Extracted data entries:

· · · ·

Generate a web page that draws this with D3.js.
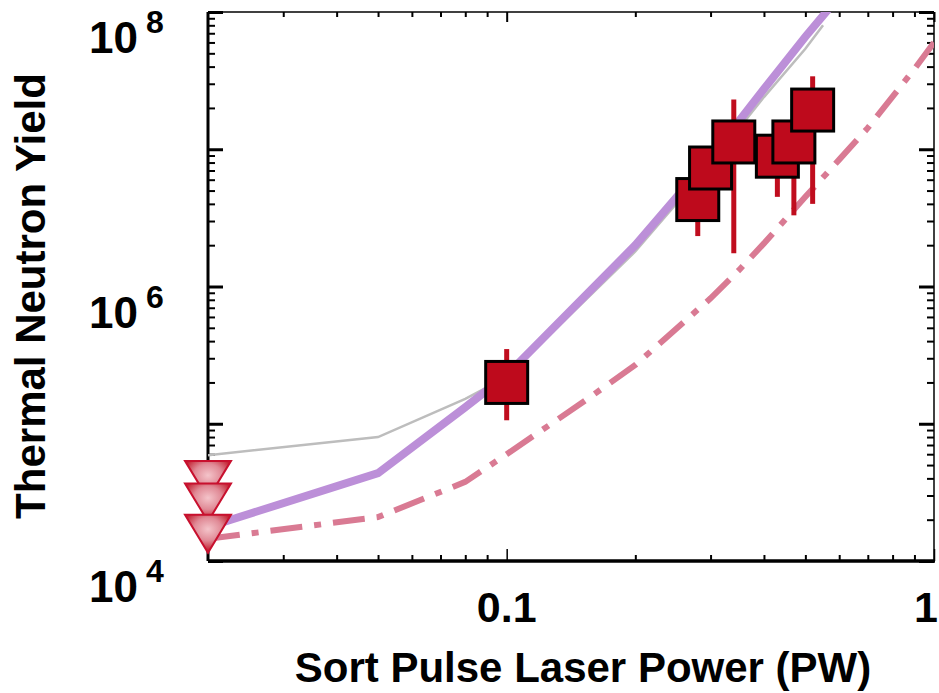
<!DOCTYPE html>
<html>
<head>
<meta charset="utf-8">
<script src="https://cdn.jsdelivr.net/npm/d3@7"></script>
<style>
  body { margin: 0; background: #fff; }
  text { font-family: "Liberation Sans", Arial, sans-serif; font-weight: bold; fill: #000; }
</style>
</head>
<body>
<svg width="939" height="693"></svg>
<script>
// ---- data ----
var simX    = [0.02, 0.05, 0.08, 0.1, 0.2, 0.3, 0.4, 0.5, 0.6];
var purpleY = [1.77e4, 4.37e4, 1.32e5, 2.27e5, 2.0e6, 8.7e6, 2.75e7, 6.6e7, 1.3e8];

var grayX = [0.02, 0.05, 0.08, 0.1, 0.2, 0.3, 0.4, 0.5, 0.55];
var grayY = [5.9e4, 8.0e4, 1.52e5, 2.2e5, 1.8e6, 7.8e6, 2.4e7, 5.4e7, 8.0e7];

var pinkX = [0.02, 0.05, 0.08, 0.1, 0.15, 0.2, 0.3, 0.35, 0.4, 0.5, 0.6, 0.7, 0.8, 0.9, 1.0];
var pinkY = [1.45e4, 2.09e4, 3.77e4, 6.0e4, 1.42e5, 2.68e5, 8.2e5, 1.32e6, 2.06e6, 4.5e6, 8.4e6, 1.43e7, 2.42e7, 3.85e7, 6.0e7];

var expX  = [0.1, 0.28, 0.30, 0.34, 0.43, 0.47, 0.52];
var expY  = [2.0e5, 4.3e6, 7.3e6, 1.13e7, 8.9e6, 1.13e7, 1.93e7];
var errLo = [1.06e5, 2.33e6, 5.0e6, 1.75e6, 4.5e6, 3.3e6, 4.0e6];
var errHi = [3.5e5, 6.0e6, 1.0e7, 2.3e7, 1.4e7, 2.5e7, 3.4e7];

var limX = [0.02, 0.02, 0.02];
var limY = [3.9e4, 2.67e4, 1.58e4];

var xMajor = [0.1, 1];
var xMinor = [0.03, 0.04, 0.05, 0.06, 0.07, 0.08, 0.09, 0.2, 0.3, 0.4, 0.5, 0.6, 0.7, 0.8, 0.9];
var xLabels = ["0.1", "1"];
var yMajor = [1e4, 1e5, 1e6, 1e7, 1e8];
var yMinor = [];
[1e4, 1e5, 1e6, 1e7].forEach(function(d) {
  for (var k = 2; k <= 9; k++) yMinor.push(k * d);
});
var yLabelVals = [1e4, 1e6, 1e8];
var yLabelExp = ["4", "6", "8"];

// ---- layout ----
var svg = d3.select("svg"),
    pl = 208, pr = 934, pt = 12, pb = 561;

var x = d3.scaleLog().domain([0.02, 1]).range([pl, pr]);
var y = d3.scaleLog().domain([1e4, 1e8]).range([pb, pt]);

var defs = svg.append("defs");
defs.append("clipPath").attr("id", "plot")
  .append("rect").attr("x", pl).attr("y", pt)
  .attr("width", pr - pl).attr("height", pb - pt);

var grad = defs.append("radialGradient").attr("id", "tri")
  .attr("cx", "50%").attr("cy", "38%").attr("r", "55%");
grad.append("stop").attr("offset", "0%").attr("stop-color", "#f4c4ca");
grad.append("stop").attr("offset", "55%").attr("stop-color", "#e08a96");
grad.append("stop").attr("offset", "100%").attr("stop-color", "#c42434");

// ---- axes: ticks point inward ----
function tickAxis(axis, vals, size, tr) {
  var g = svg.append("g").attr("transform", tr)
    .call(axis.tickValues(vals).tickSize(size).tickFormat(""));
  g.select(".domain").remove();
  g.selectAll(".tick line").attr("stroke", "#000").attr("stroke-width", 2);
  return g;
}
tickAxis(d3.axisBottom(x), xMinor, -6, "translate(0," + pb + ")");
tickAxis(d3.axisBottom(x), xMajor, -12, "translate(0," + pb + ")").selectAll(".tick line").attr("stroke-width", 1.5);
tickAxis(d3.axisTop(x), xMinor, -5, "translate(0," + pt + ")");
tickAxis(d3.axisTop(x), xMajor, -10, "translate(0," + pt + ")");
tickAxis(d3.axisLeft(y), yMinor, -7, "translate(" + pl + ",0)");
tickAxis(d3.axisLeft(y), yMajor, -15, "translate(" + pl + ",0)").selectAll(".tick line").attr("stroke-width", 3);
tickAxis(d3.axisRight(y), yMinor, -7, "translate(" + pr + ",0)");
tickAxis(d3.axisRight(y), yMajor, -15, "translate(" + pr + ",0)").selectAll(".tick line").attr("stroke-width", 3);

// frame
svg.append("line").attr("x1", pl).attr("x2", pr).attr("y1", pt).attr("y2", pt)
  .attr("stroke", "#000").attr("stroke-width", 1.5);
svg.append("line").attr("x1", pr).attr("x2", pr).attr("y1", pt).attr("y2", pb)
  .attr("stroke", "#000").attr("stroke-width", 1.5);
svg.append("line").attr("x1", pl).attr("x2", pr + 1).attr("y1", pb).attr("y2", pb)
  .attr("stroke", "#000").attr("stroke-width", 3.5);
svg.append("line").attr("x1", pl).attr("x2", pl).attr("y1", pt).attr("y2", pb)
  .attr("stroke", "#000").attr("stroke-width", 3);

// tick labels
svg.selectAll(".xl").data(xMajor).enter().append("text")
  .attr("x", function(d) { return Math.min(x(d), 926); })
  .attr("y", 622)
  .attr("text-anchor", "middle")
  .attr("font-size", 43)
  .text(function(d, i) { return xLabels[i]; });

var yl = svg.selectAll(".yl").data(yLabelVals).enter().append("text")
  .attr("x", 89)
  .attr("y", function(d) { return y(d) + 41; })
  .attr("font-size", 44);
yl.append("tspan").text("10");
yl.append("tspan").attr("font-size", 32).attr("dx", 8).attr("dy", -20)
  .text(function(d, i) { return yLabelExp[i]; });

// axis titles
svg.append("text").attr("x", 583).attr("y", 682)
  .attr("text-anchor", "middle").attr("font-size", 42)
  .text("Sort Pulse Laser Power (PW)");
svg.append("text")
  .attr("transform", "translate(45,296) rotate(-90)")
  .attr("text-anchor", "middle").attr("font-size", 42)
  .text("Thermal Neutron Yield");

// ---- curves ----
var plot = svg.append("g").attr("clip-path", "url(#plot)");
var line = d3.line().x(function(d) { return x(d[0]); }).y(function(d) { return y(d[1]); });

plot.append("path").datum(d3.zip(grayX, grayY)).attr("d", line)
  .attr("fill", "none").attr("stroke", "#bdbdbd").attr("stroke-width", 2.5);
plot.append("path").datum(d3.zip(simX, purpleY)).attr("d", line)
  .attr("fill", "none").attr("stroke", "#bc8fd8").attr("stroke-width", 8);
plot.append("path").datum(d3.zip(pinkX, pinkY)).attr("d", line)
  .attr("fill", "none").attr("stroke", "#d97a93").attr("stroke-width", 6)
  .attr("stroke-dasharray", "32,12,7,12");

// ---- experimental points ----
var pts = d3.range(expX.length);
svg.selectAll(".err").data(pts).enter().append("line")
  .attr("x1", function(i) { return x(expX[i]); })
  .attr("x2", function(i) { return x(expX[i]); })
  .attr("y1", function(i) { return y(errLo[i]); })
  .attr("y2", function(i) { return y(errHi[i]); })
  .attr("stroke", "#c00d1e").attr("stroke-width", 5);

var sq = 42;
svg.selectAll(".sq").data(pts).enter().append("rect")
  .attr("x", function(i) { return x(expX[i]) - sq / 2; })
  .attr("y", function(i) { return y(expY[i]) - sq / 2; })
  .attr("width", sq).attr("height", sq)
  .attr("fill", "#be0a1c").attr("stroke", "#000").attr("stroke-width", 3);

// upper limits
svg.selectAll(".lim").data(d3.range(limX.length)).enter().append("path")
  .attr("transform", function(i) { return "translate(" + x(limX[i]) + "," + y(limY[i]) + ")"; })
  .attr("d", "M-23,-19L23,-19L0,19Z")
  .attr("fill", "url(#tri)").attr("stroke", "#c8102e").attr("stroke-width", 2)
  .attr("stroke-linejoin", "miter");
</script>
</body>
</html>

· · · ·

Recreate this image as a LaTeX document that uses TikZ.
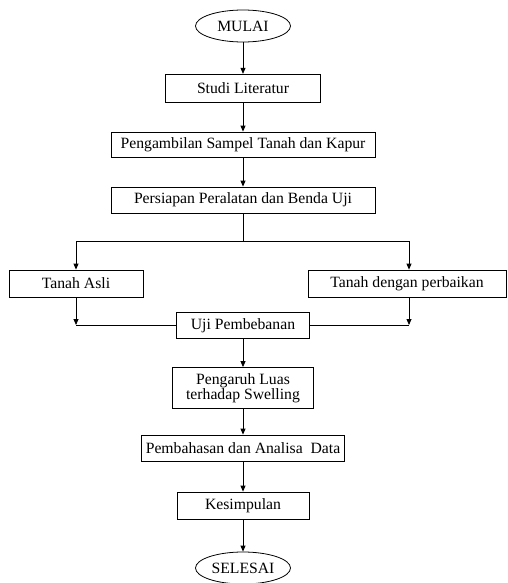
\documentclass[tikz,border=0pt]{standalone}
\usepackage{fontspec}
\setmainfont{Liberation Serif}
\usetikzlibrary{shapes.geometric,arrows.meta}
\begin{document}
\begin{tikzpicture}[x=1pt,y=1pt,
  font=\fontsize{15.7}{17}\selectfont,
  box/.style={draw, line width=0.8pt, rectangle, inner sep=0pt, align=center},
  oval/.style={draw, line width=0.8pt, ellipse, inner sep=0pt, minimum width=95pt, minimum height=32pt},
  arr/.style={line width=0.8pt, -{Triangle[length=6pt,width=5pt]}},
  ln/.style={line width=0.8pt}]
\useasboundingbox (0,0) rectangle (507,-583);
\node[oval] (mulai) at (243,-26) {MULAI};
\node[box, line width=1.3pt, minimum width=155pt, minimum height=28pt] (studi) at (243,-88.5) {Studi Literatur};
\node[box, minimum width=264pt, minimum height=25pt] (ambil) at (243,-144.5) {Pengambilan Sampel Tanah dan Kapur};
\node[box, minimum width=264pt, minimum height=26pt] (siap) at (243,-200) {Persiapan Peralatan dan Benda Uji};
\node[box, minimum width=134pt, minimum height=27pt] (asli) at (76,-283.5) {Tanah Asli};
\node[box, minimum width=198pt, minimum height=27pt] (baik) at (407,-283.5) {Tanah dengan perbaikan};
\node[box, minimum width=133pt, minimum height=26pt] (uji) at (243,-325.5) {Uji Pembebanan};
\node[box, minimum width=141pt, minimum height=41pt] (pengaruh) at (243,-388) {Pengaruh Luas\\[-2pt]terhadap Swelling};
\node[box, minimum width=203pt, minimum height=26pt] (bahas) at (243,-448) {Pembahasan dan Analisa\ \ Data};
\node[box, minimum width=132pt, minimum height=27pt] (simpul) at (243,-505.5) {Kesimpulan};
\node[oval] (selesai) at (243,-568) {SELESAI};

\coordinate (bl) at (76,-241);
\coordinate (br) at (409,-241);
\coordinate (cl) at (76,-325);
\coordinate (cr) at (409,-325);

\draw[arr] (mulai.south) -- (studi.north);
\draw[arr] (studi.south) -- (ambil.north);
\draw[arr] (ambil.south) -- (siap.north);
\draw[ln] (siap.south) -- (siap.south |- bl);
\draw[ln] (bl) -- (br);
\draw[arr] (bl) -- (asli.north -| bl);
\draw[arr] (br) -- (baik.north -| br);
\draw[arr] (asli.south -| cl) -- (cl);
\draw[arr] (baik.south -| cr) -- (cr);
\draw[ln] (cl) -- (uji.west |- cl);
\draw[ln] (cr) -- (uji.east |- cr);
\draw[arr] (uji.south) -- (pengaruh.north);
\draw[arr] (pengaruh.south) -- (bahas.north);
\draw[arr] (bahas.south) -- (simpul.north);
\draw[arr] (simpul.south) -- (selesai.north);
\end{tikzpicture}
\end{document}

· · · ·

Task requirements ▸
Transcribe only the lines above that start at the line containing "Recreate this image" and end at the line containing "(selesai) at (243,-568)". Omit pictures.

Output of the exercise ▸
Recreate this image as a LaTeX document that uses TikZ.
\documentclass[tikz,border=0pt]{standalone}
\usepackage{fontspec}
\setmainfont{Liberation Serif}
\usetikzlibrary{shapes.geometric,arrows.meta}
\begin{document}
\begin{tikzpicture}[x=1pt,y=1pt,
  font=\fontsize{15.7}{17}\selectfont,
  box/.style={draw, line width=0.8pt, rectangle, inner sep=0pt, align=center},
  oval/.style={draw, line width=0.8pt, ellipse, inner sep=0pt, minimum width=95pt, minimum height=32pt},
  arr/.style={line width=0.8pt, -{Triangle[length=6pt,width=5pt]}},
  ln/.style={line width=0.8pt}]
\useasboundingbox (0,0) rectangle (507,-583);
\node[oval] (mulai) at (243,-26) {MULAI};
\node[box, line width=1.3pt, minimum width=155pt, minimum height=28pt] (studi) at (243,-88.5) {Studi Literatur};
\node[box, minimum width=264pt, minimum height=25pt] (ambil) at (243,-144.5) {Pengambilan Sampel Tanah dan Kapur};
\node[box, minimum width=264pt, minimum height=26pt] (siap) at (243,-200) {Persiapan Peralatan dan Benda Uji};
\node[box, minimum width=134pt, minimum height=27pt] (asli) at (76,-283.5) {Tanah Asli};
\node[box, minimum width=198pt, minimum height=27pt] (baik) at (407,-283.5) {Tanah dengan perbaikan};
\node[box, minimum width=133pt, minimum height=26pt] (uji) at (243,-325.5) {Uji Pembebanan};
\node[box, minimum width=141pt, minimum height=41pt] (pengaruh) at (243,-388) {Pengaruh Luas\\[-2pt]terhadap Swelling};
\node[box, minimum width=203pt, minimum height=26pt] (bahas) at (243,-448) {Pembahasan dan Analisa\ \ Data};
\node[box, minimum width=132pt, minimum height=27pt] (simpul) at (243,-505.5) {Kesimpulan};
\node[oval] (selesai) at (243,-568) {SELESAI};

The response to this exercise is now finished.